◆ **SHORT TASK**
Write out the listing below without alteration, omitting its pictures.

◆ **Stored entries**
※ ※ ※
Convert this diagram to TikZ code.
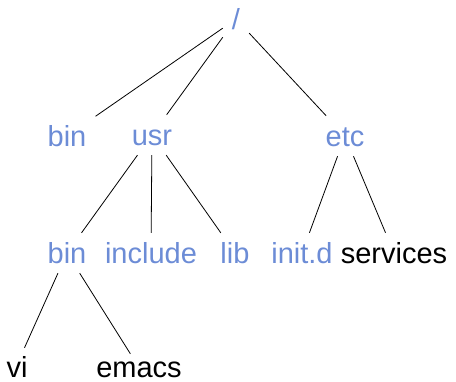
\documentclass[tikz,border=0pt]{standalone}
\usepackage{fontspec}
\setmainfont{Liberation Sans}
\definecolor{dirblue}{RGB}{108,140,214}
\begin{document}
\begin{tikzpicture}[x=1pt,y=-1pt,
  entry/.style={font=\fontsize{29}{34}\selectfont, text height=24pt, text depth=4pt,
                inner xsep=9pt, inner ysep=6pt, anchor=base},
  dir/.style={entry, text=dirblue},
  file/.style={entry, text=black},
  leaf/.style={file, text depth=0pt, inner ysep=4pt},
  branch/.style={draw=black, line width=0.8pt}]
\useasboundingbox (0,0) rectangle (456,381);
% directory tree, one row per level
\node[dir]  (root)    at (236,29)  {/};
\node[dir]  (bin)     at (67,146)  {bin};
\node[dir]  (usr)     at (152,145) {usr};
\node[dir]  (etc)     at (345,146) {etc};
\node[dir]  (usrbin)  at (67,263)  {bin};
\node[dir]  (include) at (151,263) {include};
\node[dir]  (lib)     at (235,263) {lib};
\node[dir]  (initd)   at (302,263) {init.d};
\node[file] (services) at (394,263) {services};
\node[leaf, text height=25pt] (vi)    at (17,377)  {vi};
\node[leaf, text height=19pt] (emacs) at (139,377) {emacs};
% branches
\draw[branch] (root) -- (bin);
\draw[branch] (root) -- (usr);
\draw[branch] (root) -- (etc);
\draw[branch] (usr) -- (usrbin);
\draw[branch] (usr) -- (include);
\draw[branch] (usr) -- (lib);
\draw[branch] (etc) -- (initd);
\draw[branch] (etc) -- (services);
\draw[branch] (usrbin) -- (vi);
\draw[branch] (usrbin) -- (emacs);
\end{tikzpicture}
\end{document}
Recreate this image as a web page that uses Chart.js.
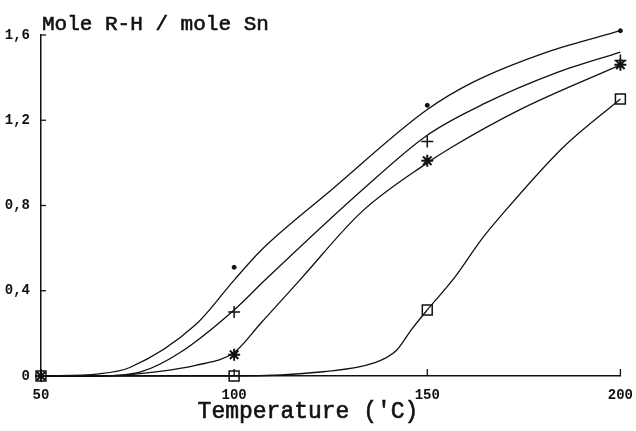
※ ※ ※
◆ **FULL RESPONSE**
Convert this diagram to TikZ code.
\documentclass[tikz,border=0pt]{standalone}
\usepackage{fontspec}
\setmainfont{Liberation Sans}
\definecolor{dirblue}{RGB}{108,140,214}
\begin{document}
\begin{tikzpicture}[x=1pt,y=-1pt,
  entry/.style={font=\fontsize{29}{34}\selectfont, text height=24pt, text depth=4pt,
                inner xsep=9pt, inner ysep=6pt, anchor=base},
  dir/.style={entry, text=dirblue},
  file/.style={entry, text=black},
  leaf/.style={file, text depth=0pt, inner ysep=4pt},
  branch/.style={draw=black, line width=0.8pt}]
\useasboundingbox (0,0) rectangle (456,381);
% directory tree, one row per level
\node[dir]  (root)    at (236,29)  {/};
\node[dir]  (bin)     at (67,146)  {bin};
\node[dir]  (usr)     at (152,145) {usr};
\node[dir]  (etc)     at (345,146) {etc};
\node[dir]  (usrbin)  at (67,263)  {bin};
\node[dir]  (include) at (151,263) {include};
\node[dir]  (lib)     at (235,263) {lib};
\node[dir]  (initd)   at (302,263) {init.d};
\node[file] (services) at (394,263) {services};
\node[leaf, text height=25pt] (vi)    at (17,377)  {vi};
\node[leaf, text height=19pt] (emacs) at (139,377) {emacs};
% branches
\draw[branch] (root) -- (bin);
\draw[branch] (root) -- (usr);
\draw[branch] (root) -- (etc);
\draw[branch] (usr) -- (usrbin);
\draw[branch] (usr) -- (include);
\draw[branch] (usr) -- (lib);
\draw[branch] (etc) -- (initd);
\draw[branch] (etc) -- (services);
\draw[branch] (usrbin) -- (vi);
\draw[branch] (usrbin) -- (emacs);
\end{tikzpicture}
\end{document}
Recreate this image as a web page that uses Chart.js.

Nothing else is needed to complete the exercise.